TS: Not intentionally. I was just looking at this painting I’m working on and its really thick and has holes in it. It’s succulent to everyone other than myself. I look at it and its an aggregate of mistakes that somehow adds up to a stab at the real. Occasionally I do a thin painting, one that somehow I had the guts to leave alone. At a particular moment I saw something that was more valuable than what I might get if I go down a road I know so well, which is the one of toil and accident. I actually think I’m trying to paint a painting of a painting that’s already there. And the only painting that would be worth repainting would be one that was wonderfully executed. Otherwise what would be the point. So when I paint a still life or a portrait, I’m not painting the thing itself, I’m painting a painting of a painting that’s already been painted by someone else. Which is why they’re getting thicker and more difficult as I get older.

RE: So the surfaces quite literally are a repository for memory, both as an active state and also as a psychological state?

TS: God, that’s an interesting question. No, to me the surface is an intentional byproduct. I say intentional because I choose to work with wax so it’s an inevitable byproduct of the process. What is inevitable about that process is that I’m too compulsive, I’m too neurotic to leave the thing alone. Do you see what I mean? I have such a low opinion of myself that I can’t think I’m good enough. So I have to keep on until I can at least live with it. I’m serious. I have to keep picking and picking until I get an aggregate that I can at least live with.
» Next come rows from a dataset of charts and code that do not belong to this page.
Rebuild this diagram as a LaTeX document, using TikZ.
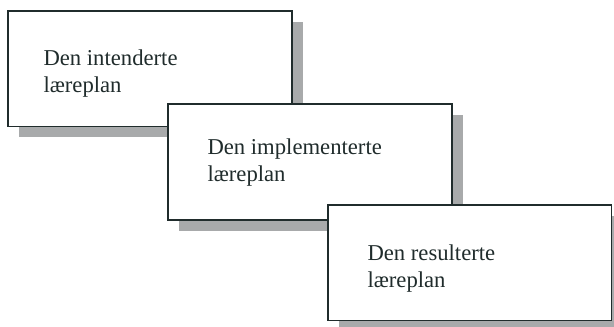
\documentclass[tikz,border=0pt]{standalone}
\usepackage{fontspec}
\setmainfont{Liberation Serif}
\usetikzlibrary{shadows}

\definecolor{edgecol}{RGB}{32,44,44}
\definecolor{shadowcol}{RGB}{168,170,171}

\tikzset{every picture/.style={line width=0.75pt}}
\tikzset{
  planbox/.style={draw=edgecol, line width=1pt, fill=white, rectangle, inner sep=0pt, outer sep=0pt,
    anchor=north west, minimum width=213pt, minimum height=86.5pt,
    drop shadow={fill=shadowcol, opacity=1, shadow xshift=8.25pt, shadow yshift=-8.25pt}},
  plantext/.style={anchor=north west, inner sep=0pt, align=left, text=edgecol,
    font=\fontsize{17}{20.1}\selectfont}
}

\begin{document}
\begin{tikzpicture}[x=0.75pt,y=0.75pt,yscale=-1,xscale=1]
\useasboundingbox (0,0) rectangle (614,327);
\clip (0,0) rectangle (614,327);

%Shape: Rectangle [id:box1]
\node [planbox] (intendert) at (8,11) {};
% Text Node
\node [plantext] (intendertlbl) at ([shift={(35,38.5)}]intendert.north west) {Den intenderte\\læreplan};

%Shape: Rectangle [id:box2]
\node [planbox, minimum height=87pt] (implementert) at (168,104) {};
% Text Node
\node [plantext] (implementertlbl) at ([shift={(39,34.5)}]implementert.north west) {Den implementerte\\læreplan};

%Shape: Rectangle [id:box3]
\node [planbox, minimum width=212.5pt] (resultert) at (328,205) {};
% Text Node
\node [plantext] (resultertlbl) at ([shift={(39,39.1)}]resultert.north west) {Den resulterte\\læreplan};

\end{tikzpicture}
\end{document}
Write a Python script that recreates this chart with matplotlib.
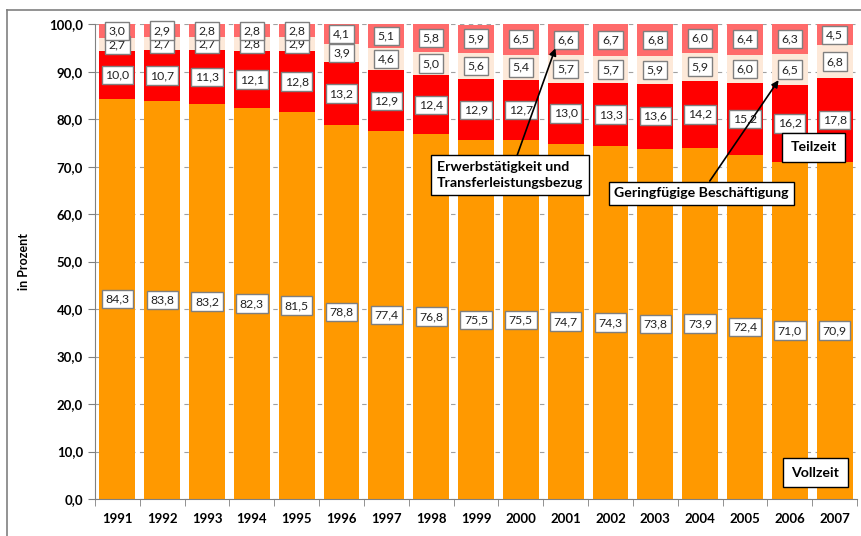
import numpy as np
import matplotlib
matplotlib.use('Agg')
from matplotlib import pyplot as plt
from matplotlib.lines import Line2D

plt.rcParams['font.family'] = ['Lato', 'DejaVu Sans']

years = ['1991', '1992', '1993', '1994', '1995', '1996', '1997', '1998', '1999',
         '2000', '2001', '2002', '2003', '2004', '2005', '2006', '2007']
vollzeit = [84.3, 83.8, 83.2, 82.3, 81.5, 78.8, 77.4, 76.8, 75.5,
            75.5, 74.7, 74.3, 73.8, 73.9, 72.4, 71.0, 70.9]
teilzeit = [10.0, 10.7, 11.3, 12.1, 12.8, 13.2, 12.9, 12.4, 12.9,
            12.7, 13.0, 13.3, 13.6, 14.2, 15.2, 16.2, 17.8]
geringfuegig = [2.7, 2.7, 2.7, 2.8, 2.9, 3.9, 4.6, 5.0, 5.6,
                5.4, 5.7, 5.7, 5.9, 5.9, 6.0, 6.5, 6.8]
transfer = [3.0, 2.9, 2.8, 2.8, 2.8, 4.1, 5.1, 5.8, 5.9,
            6.5, 6.6, 6.7, 6.8, 6.0, 6.4, 6.3, 4.5]

series = [vollzeit, teilzeit, geringfuegig, transfer]
colors = ['#FF9900', '#FF0000', '#FDE9D9', '#FF6B6B']

fig = plt.figure(figsize=(8.61, 5.36), dpi=100)
ax = fig.add_axes([0.1103, 0.069, 0.8851, 0.886])

x = np.arange(len(years))
bottom = np.zeros(len(years))
label_box = dict(boxstyle='square,pad=0.3', fc='white', ec='#7f7f7f', lw=1)
for vals, col in zip(series, colors):
    vals = np.array(vals)
    ax.bar(x, vals, 0.8, bottom=bottom, color=col, zorder=2)
    for xi, b, v in zip(x, bottom, vals):
        ax.text(xi, b + v / 2, f'{v:.1f}'.replace('.', ','), ha='center', va='center',
                fontsize=8.8, color='#222222', bbox=label_box, zorder=5)
    bottom += vals

ax.set_xlim(-0.5, len(years) - 0.5)
ax.set_ylim(0, 100)
ax.set_yticks(np.arange(0, 101, 10))
ax.set_yticklabels([f'{v:.1f}'.replace('.', ',') for v in np.arange(0, 101, 10)],
                   fontweight='bold', fontsize=9.5)
ax.set_xticks(x)
ax.set_xticklabels(years, fontweight='bold', fontsize=9.5)
ax.set_xticks(np.arange(-0.5, len(years)), minor=True)
ax.tick_params(axis='x', which='major', length=0, pad=10)
ax.tick_params(axis='x', which='minor', length=5, color='#808080')
ax.tick_params(axis='y', length=5, color='#808080')
ax.set_ylabel('in Prozent', fontweight='bold', fontsize=9, labelpad=14)

ax.grid(axis='y', linestyle=(0, (4, 4)), color='#a0a0a0', lw=0.8, zorder=0)
ax.set_axisbelow(True)
for s in ['top', 'right']:
    ax.spines[s].set_visible(False)
for s in ['left', 'bottom']:
    ax.spines[s].set_color('#808080')

note_box = dict(boxstyle='square,pad=0.4', fc='white', ec='black', lw=1)
ax.annotate('Erwerbstätigkeit und\nTransferleistungsbezug', xy=(9.77, 94.9), xytext=(8.76, 68.2),
            ha='center', va='center', multialignment='left', fontsize=10.2, fontweight='bold',
            bbox=note_box, zorder=6, linespacing=1.4,
            arrowprops=dict(arrowstyle='-|>', color='black', lw=1.2, shrinkA=0, shrinkB=0))
ax.annotate('Geringfügige Beschäftigung', xy=(14.75, 88.2), xytext=(13.03, 64.4),
            ha='center', va='center', fontsize=10.2, fontweight='bold', bbox=note_box, zorder=6,
            arrowprops=dict(arrowstyle='-|>', color='black', lw=1.2, shrinkA=0, shrinkB=0))
ax.text(15.53, 74.1, 'Teilzeit', ha='center', va='center', fontsize=10.2, fontweight='bold',
        bbox=dict(boxstyle='square,pad=0.6', fc='white', ec='black', lw=1), zorder=6)
ax.text(15.57, 5.5, 'Vollzeit', ha='center', va='center', fontsize=10.2, fontweight='bold',
        bbox=dict(boxstyle='square,pad=0.6', fc='white', ec='black', lw=1), zorder=6)

# chart area frame
fx = 7 / 861
fy = 1 - 10 / 536
fig.add_artist(Line2D([fx, 1], [fy, fy], color='#808080', lw=1.2, transform=fig.transFigure))
fig.add_artist(Line2D([fx, fx], [0, fy], color='#808080', lw=1.2, transform=fig.transFigure))

fig.savefig('out.png', dpi=100)
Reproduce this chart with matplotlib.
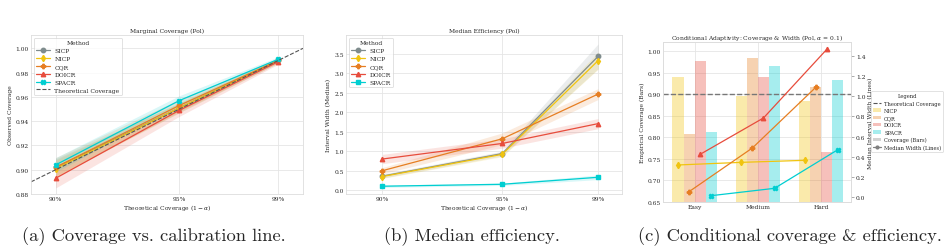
import numpy as np
import matplotlib
matplotlib.use("Agg")
import matplotlib.pyplot as plt
import seaborn as sns
from matplotlib.patches import Patch
from matplotlib.lines import Line2D

sns.set_style("whitegrid")
plt.rcParams['font.family'] = ['DejaVu Serif']
plt.rcParams['mathtext.fontset'] = 'dejavuserif'

methods = ["SICP", "NICP", "CQR", "DOICR", "SPACR"]
colors = {"SICP": "#7f8c8d", "NICP": "#f1c40f", "CQR": "#e67e22",
          "DOICR": "#e74c3c", "SPACR": "#00ced1"}
markers = {"SICP": "o", "NICP": "d", "CQR": "P", "DOICR": "^", "SPACR": "X"}

levels = [0.90, 0.95, 0.99]
level_labels = ["90%", "95%", "99%"]

cov_mean = {
    "SICP":  [0.902, 0.951, 0.990],
    "NICP":  [0.901, 0.951, 0.990],
    "CQR":   [0.902, 0.953, 0.990],
    "DOICR": [0.893, 0.949, 0.989],
    "SPACR": [0.904, 0.957, 0.991],
}
cov_err = {
    "SICP":  [0.007, 0.004, 0.002],
    "NICP":  [0.007, 0.004, 0.002],
    "CQR":   [0.008, 0.005, 0.002],
    "DOICR": [0.008, 0.005, 0.002],
    "SPACR": [0.006, 0.004, 0.002],
}

width_mean = {
    "SICP":  [0.36, 0.94, 3.44],
    "NICP":  [0.35, 0.92, 3.33],
    "CQR":   [0.50, 1.32, 2.47],
    "DOICR": [0.80, 1.20, 1.71],
    "SPACR": [0.10, 0.15, 0.33],
}
width_err = {
    "SICP":  [0.05, 0.06, 0.32],
    "NICP":  [0.05, 0.06, 0.22],
    "CQR":   [0.08, 0.15, 0.14],
    "DOICR": [0.12, 0.12, 0.13],
    "SPACR": [0.03, 0.03, 0.06],
}

groups = ["Easy", "Medium", "Hard"]
cond_methods = ["NICP", "CQR", "DOICR", "SPACR"]
cond_cov = {
    "NICP":  [0.941, 0.895, 0.885],
    "CQR":   [0.808, 0.985, 0.916],
    "DOICR": [0.976, 0.940, 0.766],
    "SPACR": [0.812, 0.966, 0.932],
}
cond_width = {
    "NICP":  [0.318, 0.344, 0.364],
    "CQR":   [0.053, 0.487, 1.089],
    "DOICR": [0.424, 0.785, 1.467],
    "SPACR": [0.013, 0.086, 0.470],
}

W, H = 945, 253
fig = plt.figure(figsize=(W / 100, H / 100), dpi=100)

def add_ax(l, r, t, b):
    return fig.add_axes([l / W, (H - b) / H, (r - l) / W, (b - t) / H])

fs = 4.3
lw = 0.9
ms = 3.2

def style(ax):
    ax.tick_params(labelsize=fs, pad=1.5, length=0)
    for s in ax.spines.values():
        s.set_color("#dddddd")
        s.set_linewidth(0.6)
    ax.grid(color="#e5e5e5", linewidth=0.6)

# (a)
ax = add_ax(31, 303, 36, 195)
style(ax)
for m in methods:
    mu = np.array(cov_mean[m]); e = np.array(cov_err[m])
    ax.fill_between(levels, mu - e, mu + e, color=colors[m], alpha=0.15, linewidth=0)
    ax.plot(levels, mu, color=colors[m], marker=markers[m], lw=lw, ms=ms, label=m)
ax.plot([0.89, 1.0], [0.89, 1.0], ls="--", color="#555555", lw=0.8, label="Theoretical Coverage")
ax.set_xlim(0.89, 1.0)
ax.set_ylim(0.88, 1.011)
ax.set_xticks(levels)
ax.set_xticklabels(level_labels)
ax.set_yticks(np.arange(0.88, 1.001, 0.02))
ax.set_yticklabels([f"{v:.2f}" for v in np.arange(0.88, 1.001, 0.02)])
ax.set_title("Marginal Coverage (Pol)", fontsize=fs, pad=2)
ax.set_xlabel(r"Theoretical Coverage $(1-\alpha)$", fontsize=fs, labelpad=1)
ax.set_ylabel("Observed Coverage", fontsize=fs, labelpad=2)
leg = ax.legend(loc="upper left", fontsize=fs, title="Method", title_fontsize=fs,
                frameon=True, handlelength=2.2, borderpad=0.4, labelspacing=0.45)
leg.get_frame().set_linewidth(0.5)

# (b)
ax = add_ax(346, 622, 36, 195)
style(ax)
for m in methods:
    mu = np.array(width_mean[m]); e = np.array(width_err[m])
    ax.fill_between(levels, mu - e, mu + e, color=colors[m], alpha=0.15, linewidth=0)
    mk = "s" if m == "SPACR" else markers[m]
    ax.plot(levels, mu, color=colors[m], marker=mk, lw=lw, ms=ms, label=m)
ax.set_xlim(0.8848, 1.0)
ax.set_ylim(-0.1, 3.99)
ax.set_xticks(levels)
ax.set_xticklabels(level_labels)
ax.set_yticks(np.arange(0, 3.51, 0.5))
ax.set_title("Median Efficiency (Pol)", fontsize=fs, pad=2)
ax.set_xlabel(r"Theoretical Coverage $(1-\alpha)$", fontsize=fs, labelpad=1)
ax.set_ylabel("Interval Width (Median)", fontsize=fs, labelpad=2)
leg = ax.legend(loc="upper left", fontsize=fs, title="Method", title_fontsize=fs,
                frameon=True, handlelength=2.2, borderpad=0.4, labelspacing=0.45)
leg.get_frame().set_linewidth(0.5)

# (c)
ax = add_ax(663, 851, 43, 203)
style(ax)
x = np.arange(len(groups))
bw = 0.175
for i, m in enumerate(cond_methods):
    off = (i - 1.5) * bw
    ax.bar(x + off, np.array(cond_cov[m]) - 0.65, bottom=0.65, width=bw,
           color=colors[m], alpha=0.35, linewidth=0)
ax.axhline(0.90, ls="--", color="#777777", lw=1.0)
ax.set_ylim(0.65, 1.021)
ax.set_xlim(-0.5, 2.47)
ax.set_xticks(x)
ax.set_xticklabels(groups)
ax.set_yticks(np.arange(0.65, 1.001, 0.05))
ax.set_yticklabels([f"{v:.2f}" for v in np.arange(0.65, 1.001, 0.05)])
ax.set_ylabel("Empirical Coverage (Bars)", fontsize=fs, labelpad=2)
ax.set_title(r"Conditional Adaptivity: Coverage & Width (Pol, $\alpha$ = 0.1)", fontsize=fs, pad=2)
ax2 = ax.twinx()
for i, m in enumerate(cond_methods):
    off = (i - 1.5) * bw
    ax2.plot(x + off, cond_width[m], color=colors[m], marker=markers[m], lw=lw, ms=ms)
ax2.set_ylim(-0.05, 1.54)
ax2.set_yticks(np.arange(0, 1.41, 0.2))
ax2.set_yticklabels([f"{v:.1f}" for v in np.arange(0, 1.41, 0.2)])
ax2.grid(False)
ax2.tick_params(labelsize=fs, pad=1.5, length=2, width=0.5, color="#888888")
for s in ax2.spines.values():
    s.set_color("#dddddd")
    s.set_linewidth(0.6)
ax2.set_ylabel("Median Interval Width (Lines)", fontsize=fs, labelpad=2)

lfs = 3.7
handles = [Line2D([0], [0], ls="--", color="#555555", lw=0.8)]
labels = ["Theoretical Coverage"]
for m in cond_methods:
    handles.append(Patch(facecolor=colors[m], alpha=0.35, linewidth=0))
    labels.append(m)
handles.append(Patch(facecolor="gray", alpha=0.35, linewidth=0))
labels.append("Coverage (Bars)")
handles.append(Line2D([0], [0], color="gray", marker="o", lw=lw, ms=2))
labels.append("Median Width (Lines)")
leg = ax2.legend(handles, labels, loc="center left", bbox_to_anchor=(1.105, 0.503),
                 fontsize=lfs, title="Legend", title_fontsize=lfs, frameon=True,
                 handlelength=1.6, handletextpad=0.6, borderpad=0.4, labelspacing=0.45,
                 borderaxespad=0)
leg.get_frame().set_linewidth(0.5)

# captions
cap_fs = 13.3
fig.text(154 / W, 1 - 237 / H, "(a) Coverage vs. calibration line.", fontsize=cap_fs,
         family="cmr10", ha="center", va="center")
fig.text(472 / W, 1 - 237 / H, "(b) Median efficiency.", fontsize=cap_fs,
         family="cmr10", ha="center", va="center")
fig.text(790 / W, 1 - 237 / H, "(c) Conditional coverage & efficiency.", fontsize=cap_fs,
         family="cmr10", ha="center", va="center")

fig.savefig("out.png", dpi=100)
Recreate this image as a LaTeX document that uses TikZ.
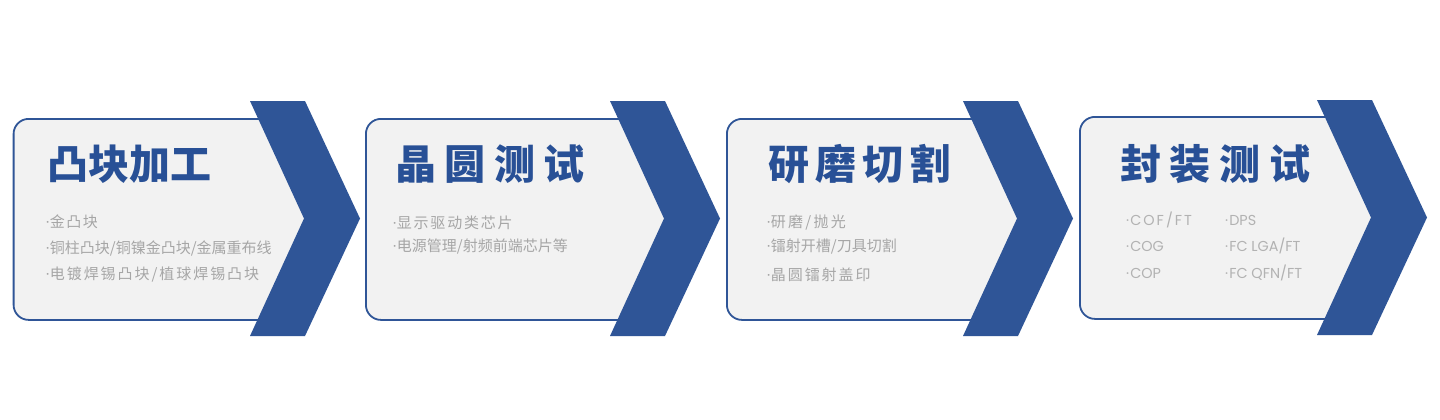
\documentclass[tikz,border=0pt]{standalone}
\usepackage{fontspec}
\newfontfamily\cjk{Noto Sans CJK SC}
\newfontfamily\lat{Poppins}
\definecolor{cblue}{RGB}{47,85,151}
\definecolor{tblue}{RGB}{40,80,150}
\definecolor{boxfill}{RGB}{242,242,242}
\definecolor{tgray}{RGB}{166,166,166}
\definecolor{lgray}{RGB}{178,178,178}
\newcommand{\bdot}{{\lat ·}\kern0.5pt}
\tikzset{
  stagebox/.style={draw=cblue, line width=1.8pt, fill=boxfill, rounded corners=15pt, anchor=north west, inner sep=0pt},
  chev/.style={fill=cblue},
  ttl/.style={anchor=west, inner sep=0pt, text=tblue, font=\cjk\bfseries\fontsize{41}{41}\selectfont},
  itm/.style={anchor=west, inner sep=0pt, text=tgray, font=\cjk\fontsize{15}{15}\selectfont},
  litm/.style={anchor=west, inner sep=0pt, text=lgray, font=\lat\fontsize{14.4}{14.4}\selectfont},
}
\begin{document}
\begin{tikzpicture}[x=1pt,y=-1pt]
\useasboundingbox (0,0) rectangle (1440,420);
\fill[white] (0,0) rectangle (1440,420);
% boxes
\node[stagebox, minimum width=295pt, minimum height=201pt] (b1) at (12.7,118) {};
\node[stagebox, minimum width=303pt, minimum height=201pt] (b2) at (365,118) {};
\node[stagebox, minimum width=295pt, minimum height=201pt] (b3) at (726,118) {};
\node[stagebox, minimum width=295pt, minimum height=202pt] (b4) at (1079,116) {};
% chevrons
\fill[chev] (250,101) -- (305,101) -- (360,218.5) -- (305,336) -- (250,336) -- (304,218.5) -- cycle;
\fill[chev] (610,101) -- (665,101) -- (720,218.5) -- (665,336) -- (610,336) -- (664,218.5) -- cycle;
\fill[chev] (963,101) -- (1018,101) -- (1073,218.5) -- (1018,336) -- (963,336) -- (1017,218.5) -- cycle;
\fill[chev] (1317,100) -- (1372,100) -- (1427,217.5) -- (1372,335) -- (1317,335) -- (1371,217.5) -- cycle;
% titles
\node[ttl] (t1) at (47,164) {凸块加工};
\node[ttl] (t2) at (395,164) {\addfontfeature{LetterSpace=21}晶圆测试};
\node[ttl] (t3) at (768,164) {\addfontfeature{LetterSpace=15}研磨切割};
\node[ttl] (t4) at (1120,164) {\addfontfeature{LetterSpace=21}封装测试};
% box 1 items
\node[itm] (i11) at (46,222) {\bdot{\addfontfeature{LetterSpace=10}金凸块}};
\node[itm] (i12) at (46,248) {\bdot 铜柱凸块/铜镍金凸块/金属重布线};
\node[itm] (i13) at (46,275) {\bdot{\addfontfeature{LetterSpace=13}电镀焊锡凸块/植球焊锡凸块}};
% box 2 items
\node[itm] (i21) at (393,223) {\bdot{\addfontfeature{LetterSpace=12}显示驱动类芯片}};
\node[itm] (i22) at (393,247) {\bdot 电源管理/射频前端芯片等};
% box 3 items
\node[itm] (i31) at (767,223) {\bdot{\addfontfeature{LetterSpace=15}研磨/抛光}};
\node[itm] (i32) at (767,247) {\bdot 镭射开槽/刀具切割};
\node[itm] (i33) at (767,275) {\bdot{\addfontfeature{LetterSpace=13}晶圆镭射盖印}};
% box 4 items
\node[litm] (i41) at (1126,220) {·\kern1pt{\addfontfeature{LetterSpace=14}COF/FT}};
\node[litm] (i42) at (1126,246) {·\kern1pt COG};
\node[litm] (i43) at (1126,273) {·\kern1pt COP};
\node[litm] (i44) at (1225,220) {·\kern1pt DPS};
\node[litm] (i45) at (1225,246) {·\kern1pt FC LGA/FT};
\node[litm] (i46) at (1225,273) {·\kern1pt FC QFN/FT};
\end{tikzpicture}
\end{document}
RE: You’re willing to go as far as a painting like Waiting for Marat, in which you use blue to occlude and almost erase the face underneath?

TS: That was my last ditch stand with that fucking painting.

RE: But from my point of view they’re such fine paintings. Your sense of your work strikes me as almost being comical.

TS: It’s totally critical. You have no idea. I’m off to Paris to launch this book and I’ve got to get some paintings down to New York and I’ve a truck coming in two days but I’d like keep on looking at them. Some moments I think ‘Great, you’ve done it.’

RE: And then you make the mistake of turning your back on them.

TS: I turn around again and I don’t fucking believe it. That bit I’m obsessing about is the first bit that everybody’s going to see. But the anxiety doesn’t come from what I think other people are going to say, because I’m well aware that people don’t really see very well any more. I want to take on the big guys, I’m not ambitious but I really want to go for it. And I believe you can get better and better until you die. It probably sounds weird but what actually drives the entire painting is my conviction that it just doesn’t look good. Let me tell you a story. I applied to art school when I was 18 years old and I didn’t get in because my portfolio was so bad. I remember going to the interview and the Head of the school said, ‘I suggest you take a year and go to night classes and learn how to draw and then reapply next year and we’ll have another look.’ That’s how bad my drawings were. I remember I threw a shit fit at the interview and I said, ‘you’ll read about me one day.’ I said, ‘I came to you to learn something and you’re telling me to have already learned it before I get here. Fuck you.’ I walked out and a week later I get an acceptance letter. Because there was one guy there who thought I should be let in just because my rhetoric was so good. And I really was the worst by far. I mean I had no skills at all but I watched myself overtake a whole pile of people through really hard work. It’s a thought that I hold on to every day: that it is possible for me to paint better paintings. And people say, ‘is that just technique?’ and the answer is yes, but technique is not what you think it is.

RE: Ezra Pound said technique was the test of a man’s sincerity. By that definition, you’re a very sincere painter.

TS: Absolutely, there’s no irony in the way I paint. I can’t afford it.